- Episode no.: Season 6 Episode 22
- Directed by: James A. Contner
- Written by: David Fury
- Production code: 6ABB22
- Original air date: May 21, 2002

Guest appearances
- Anthony Stewart Head as Rupert Giles; Danny Strong as Jonathan Levinson; Tom Lenk as Andrew Wells; Steven W. Bailey as Cave Demon;

Episode chronology
| ← Previous "Two to Go" | Next → "Lessons" |
- Buffy the Vampire Slayer season 6

= Grave (Buffy the Vampire Slayer) =

"Grave" is the sixth-season finale of the television series Buffy the Vampire Slayer. The episode aired on May 21, 2002, on UPN. This episode is the second-highest-rated Buffy episode ever to air in the United Kingdom. Sky One aired the episode, which reached 1.22 million viewers on its original airing.

This is the only Buffy season finale not written and directed by Joss Whedon.

==Plot==
Dark Willow tries to resist Giles's attack, rebuffing his attempts to help her. He is forced to bind her physically and magically. He informs Buffy and Anya that he has been endowed with magic from a powerful coven in England, which sent him to combat Willow. Privately, Buffy tells Giles about the difficulties she has endured the past year: Xander left Anya at the altar leading to her becoming a vengeance demon again, she has been working at the Doublemeat Palace to support Dawn amid financial problems, and she has been sleeping with Spike. Giles bursts into laughter, with Buffy following, but he then apologizes for leaving her when she needed help. She assures him he was right to do so: she had to face up to her responsibilities as an adult. She also confesses her insecurities to Giles on her reaction to being resurrected. As they talk, Willow subordinates Anya telepathically so that Anya breaks Giles's binding spells. Willow throws down Buffy and resumes her magical duel with Giles.

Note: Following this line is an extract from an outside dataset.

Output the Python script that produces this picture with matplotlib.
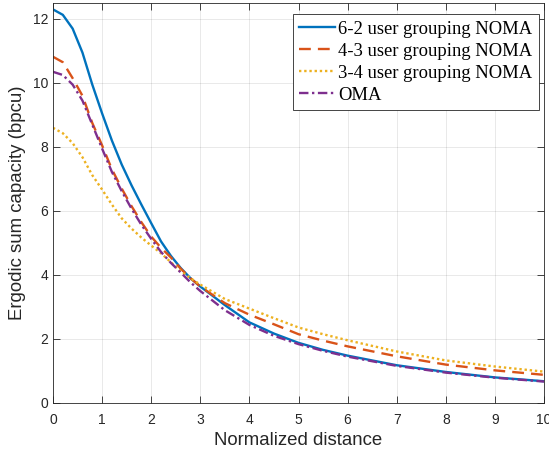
import matplotlib.pyplot as plt
import numpy as np

# normalized distance
x = [0, 0.2, 0.4, 0.6, 0.8, 1.0, 1.2, 1.4, 1.6, 1.8, 2.0, 2.2, 2.4, 2.6, 2.8, 3.0,
     3.5, 4.0, 4.5, 5.0, 5.5, 6.0, 7.0, 8.0, 9.0, 10.0]

# ergodic sum capacity (bpcu)
noma_62 = [12.3, 12.13, 11.7, 10.95, 9.95, 9.05, 8.2, 7.45, 6.8, 6.2, 5.62, 5.05, 4.6,
           4.22, 3.9, 3.64, 3.06, 2.52, 2.17, 1.88, 1.66, 1.48, 1.18, 0.97, 0.80, 0.68]
noma_43 = [10.82, 10.65, 10.15, 9.6, 8.75, 8.05, 7.3, 6.7, 6.15, 5.65, 5.2, 4.85, 4.55,
           4.2, 3.9, 3.64, 3.12, 2.76, 2.46, 2.15, 1.95, 1.77, 1.46, 1.2, 1.02, 0.88]
noma_34 = [8.6, 8.43, 8.12, 7.68, 7.12, 6.67, 6.2, 5.77, 5.45, 5.17, 4.92, 4.68, 4.4,
           4.12, 3.9, 3.7, 3.25, 2.95, 2.65, 2.36, 2.15, 1.96, 1.61, 1.33, 1.14, 0.98]
oma = [10.35, 10.25, 9.95, 9.45, 8.7, 7.95, 7.22, 6.62, 6.07, 5.57, 5.13, 4.72, 4.38,
       4.08, 3.77, 3.5, 2.9, 2.44, 2.1, 1.84, 1.63, 1.45, 1.16, 0.95, 0.79, 0.67]

labels = ['6-2 user grouping NOMA', '4-3 user grouping NOMA',
          '3-4 user grouping NOMA', 'OMA']

plt.rcParams['font.family'] = 'Liberation Sans'

fig = plt.figure(figsize=(5.49, 4.5), dpi=100)
ax = fig.add_axes([53 / 549, 47 / 450, 491 / 549, 400 / 450])

lw = 1.7
ax.plot(x, noma_62, color='#0072BD', lw=lw, ls='-', label=labels[0])
ax.plot(x, noma_43, color='#D95319', lw=lw, ls=(0, (5, 3)), label=labels[1])
ax.plot(x, noma_34, color='#EDB120', lw=lw, ls=(0, (1, 1.2)), label=labels[2])
ax.plot(x, oma, color='#7E2F8E', lw=lw, ls=(0, (4, 1.5, 1, 1.5)), label=labels[3])

ax.set_xlim(0, 10)
ax.set_ylim(0, 12.5)
ax.set_xticks(np.arange(0, 11, 1))
ax.set_yticks(np.arange(0, 13, 2))
ax.grid(True, color='#000000', alpha=0.1, lw=0.6)
ax.tick_params(direction='in', top=True, right=True, labelsize=10,
               colors='#262626', length=5, width=0.6)
ax.tick_params(axis='x', pad=7)
for s in ax.spines.values():
    s.set_color('#262626')
    s.set_linewidth(0.6)

ax.set_xlabel('Normalized distance', fontsize=13.4, color='#262626', labelpad=4)
ax.set_ylabel('Ergodic sum capacity (bpcu)', fontsize=13.4, color='#262626', labelpad=5)

leg = ax.legend(loc='upper right', bbox_to_anchor=(0.9898, 0.9725),
                prop={'family': 'Liberation Serif', 'size': 13.4},
                fancybox=False, framealpha=1, edgecolor='#262626',
                handlelength=1.9, handletextpad=0.2, borderpad=0.35,
                labelspacing=0.27, borderaxespad=0)
leg.get_frame().set_linewidth(0.6)

plt.savefig('out.png', dpi=100)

Xander and Dawn continue to protect Jonathan and Andrew, Xander feeling overwhelmed by guilt over his failure to act when Warren shot Buffy and murdered Tara. As Willow begins to overpower Giles, she also directs a magical attack at Xander, Dawn, and the others; forcing Buffy to leave to protect them. Willow then defeats Giles and drains his magical strength; the power breaks down her emotional barriers. Overwhelmed by her pain and all the pain that she senses, she announces that she will end it by ending the world. Buffy manages to partially block Willow's attack, but she and Dawn are thrown underground; while Xander is knocked unconscious. Andrew and Jonathan flee, planning an escape to Mexico.

At the Magic Box, Anya comes to and finds a critically wounded Giles on the ground. He can feel Dark Willow's presence and knows that she will end the world. Buffy tries to escape the hole by pulling coffins out of the surrounding dirt-walls to stack and try to climb out on. After Xander comes to, Buffy sends him to find some rope to help them get out. When Buffy and Dawn quarrel over Buffy's protective behavior, Anya briefly appears; telling them that Willow is raising Proserpexa - a satanic temple steeped in dark magic - from underground, and intends to use its artefacts to end the world by draining its life energies. Anya also relays Giles's message that Willow cannot be stopped by any magical or supernatural powers. Overhearing this, Xander leaves to confront Willow. Willow speaks to Buffy telepathically, telling her she deserves the right to die as a warrior; and raises earth-creatures to battle her and Dawn.

As Willow begins her final ritual of destruction, Xander confronts her and physically tries to stop her from completing it. She repels him with magic force, but - wounded - he renews his efforts. He reminds Willow of their friendship and that he loves her no matter what. He tells her that if she destroys the world, she kills him as well and that he will stay with her until she does. Willow's emotional barriers collapse, her dark powers drain away, and her physical transformation is undone. She collapses in tears. Giles revives and tells Anya that the magic Willow stole from him overpowered her emotional barriers and gave Xander the chance to reach her. Anya is shocked to learn that Xander saved the world. Buffy and Dawn reconcile, with Buffy apologizing for being blinded by her depression and vowing to be a better sister, and they clamber out of the pit.

In Africa, a severely bruised and bloodied Spike successfully completes his trials and demands his promised reward; his greatest desire. Accordingly, his soul is returned to him.

==Cultural references==
The website Women at Warp compares the "sidekick-turned-supervillain" situation with the Star Trek: The Next Generation episode "The Nth Degree." "While Barclay's run as a supergenius in "The Nth Degree" is short-lived and Willow's progression into a black-magic-wielding ultra-witch spans multiple episodes, their arcs are strikingly similar. Both Barclay and Willow (particularly in the first 4 seasons) are depicted as meek and shy, cast in their own minds as the 'sidekick' to their more competent and powerful peers, respectively. When each is suddenly imbued with a terrifying amount of power, their friends fear how far they will go. Ultimately both must cope with returning to their former, less-powerful states, as well as living with the knowledge of the terror that they inflicted on the people they care about."